Phoenix narcotics agents lauded
They target alleged supporters of cartel
U.S. Drug Enforcement Administration agents in Phoenix have been credited with developing intelligence leading to economic sanctions levied against alleged supporters of a Mexican drug cartel boss.
The U.S. Treasury Department noted the Phoenix agents’ work this week in naming three people and three business entities in Mexico now prohibited from doing business in, or with anyone from, the United States because of alleged ties with Sinaloa Cartel boss Ismael “El Mayo” Zambada Garcia.
Authorities allege that a Mexican attorney and the widow and daughter of a lieutenant to Zambada Garcia created and/ or operated a water park, a shopping center and a cattle ranch in the Mexican state of Sinaloa as “front companies” to launder drug proceeds.
Jose Antonio Nuñez Bedoya, Tomasa Garcia Rios and Monica Janeth Verdugo Garcia are the latest to be blacklisted by the Treasury Department’s Office of Foreign Assets Control, which imposes economic sanctions or trade restrictions against countries and people in order to promote U.S. foreign
policy and national security.
The idea behind the efforts targeting drug kingpins is to “starve these traffickers of their assets and eventually put their global criminal networks out of business,” said Doug Coleman, special agent in charge of the DEA’s Phoenix Division.

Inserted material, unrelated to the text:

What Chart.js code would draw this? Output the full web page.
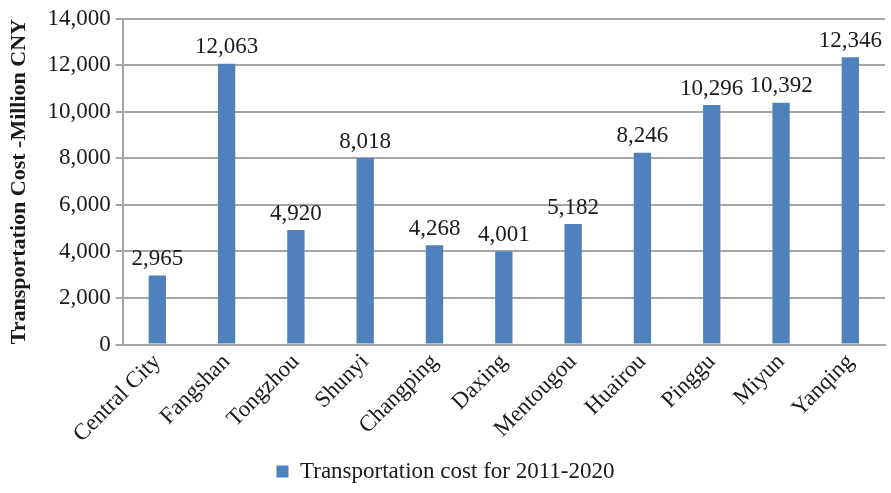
<!DOCTYPE html>
<html>
<head>
<meta charset="utf-8">
<script src="https://cdn.jsdelivr.net/npm/chart.js@4/dist/chart.umd.min.js"></script>
<style>
  html, body { margin: 0; padding: 0; background: #fff; }
  #wrap { width: 891px; height: 493px; }
</style>
</head>
<body>
<div id="wrap"><canvas id="chart"></canvas></div>
<script>
// ── Données ──────────────────────────────────────────────────────────────
var districts = ['Central City', 'Fangshan', 'Tongzhou', 'Shunyi', 'Changping', 'Daxing',
                 'Mentougou', 'Huairou', 'Pinggu', 'Miyun', 'Yanqing'];
var costs     = [2965, 12063, 4920, 8018, 4268, 4001, 5182, 8246, 10296, 10392, 12346];
var seriesName = 'Transportation cost for 2011-2020';
var yTitle     = 'Transportation Cost -Million CNY';

var FONT = '"Liberation Serif", "Times New Roman", serif';

function fmt(v) {
    return v.toLocaleString('en-US');
}

// ── Étiquettes de valeurs au-dessus des barres ──────────────────────────
var valueLabels = {
    id: 'valueLabels',
    afterDatasetsDraw: function (chart) {
        var ctx = chart.ctx;
        var meta = chart.getDatasetMeta(0);
        ctx.save();
        ctx.font = '23px ' + FONT;
        ctx.fillStyle = '#1a1a1a';
        ctx.textAlign = 'center';
        ctx.textBaseline = 'bottom';
        meta.data.forEach(function (bar, i) {
            ctx.fillText(fmt(costs[i]), bar.x, bar.y - 5);
        });
        ctx.restore();
    }
};

new Chart(document.getElementById('chart').getContext('2d'), {
    type: 'bar',
    data: {
        labels: districts,
        datasets: [{
            label: seriesName,
            data: costs,
            backgroundColor: '#4F81BD',
            borderWidth: 0,
            barPercentage: 0.5,
            categoryPercentage: 0.5
        }]
    },
    plugins: [valueLabels],
    options: {
        responsive: true,
        maintainAspectRatio: false,
        animation: false,
        layout: { padding: { top: 2, right: 6, left: 6, bottom: 0 } },
        plugins: {
            legend: {
                position: 'bottom',
                labels: {
                    font: { family: FONT, size: 23 },
                    color: '#1a1a1a',
                    boxWidth: 12,
                    boxHeight: 12,
                    padding: 8
                }
            },
            tooltip: { enabled: false }
        },
        scales: {
            x: {
                grid: { display: false, drawTicks: false },
                border: { display: true, color: '#a6a6a6', width: 2 },
                ticks: {
                    font: { family: FONT, size: 23 },
                    color: '#1a1a1a',
                    minRotation: 45,
                    maxRotation: 45,
                    padding: 4
                }
            },
            y: {
                min: 0,
                max: 14000,
                ticks: {
                    stepSize: 2000,
                    font: { family: FONT, size: 23 },
                    color: '#1a1a1a',
                    padding: 5,
                    callback: function (v) { return fmt(v); }
                },
                grid: { color: '#a6a6a6', lineWidth: 2, tickLength: 7 },
                border: { display: true, color: '#a6a6a6', width: 2 },
                title: {
                    display: true,
                    text: yTitle,
                    font: { family: FONT, size: 22, weight: 'bold' },
                    color: '#1a1a1a',
                    padding: { top: 0, bottom: 10 }
                }
            }
        }
    }
});
</script>
</body>
</html>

“The Sinaloa Cartel cannot hide behind front companies like a water park or agricultural business,” Coleman said. “We are working with OFAC to expose these traffickers’ front companies for what they really are: not legitimate businesses but illegal enterprises that fuel the drug trade, its violence and corruption.”
More than 1,300 people and business entities on the Treasury Department’s Specially Designated Nationals List have been linked to recognized drug kingpins. The list is a function of the Foreign Narcotics Kingpin Designation Act.
Implemented in 1999, the act was designed to deny foreign narcotics traffickers, related businesses and their operatives access to the U.S. financial system. The act prohibits all trade and transactions between the traffickers and U.S. individuals or companies — financial institutions, for example — and allows the government to freeze related assets within U.S. jurisdiction.
A violation of the Kingpin Designation Act can result in a maximum of 30 years imprisonment and $10 million in fines.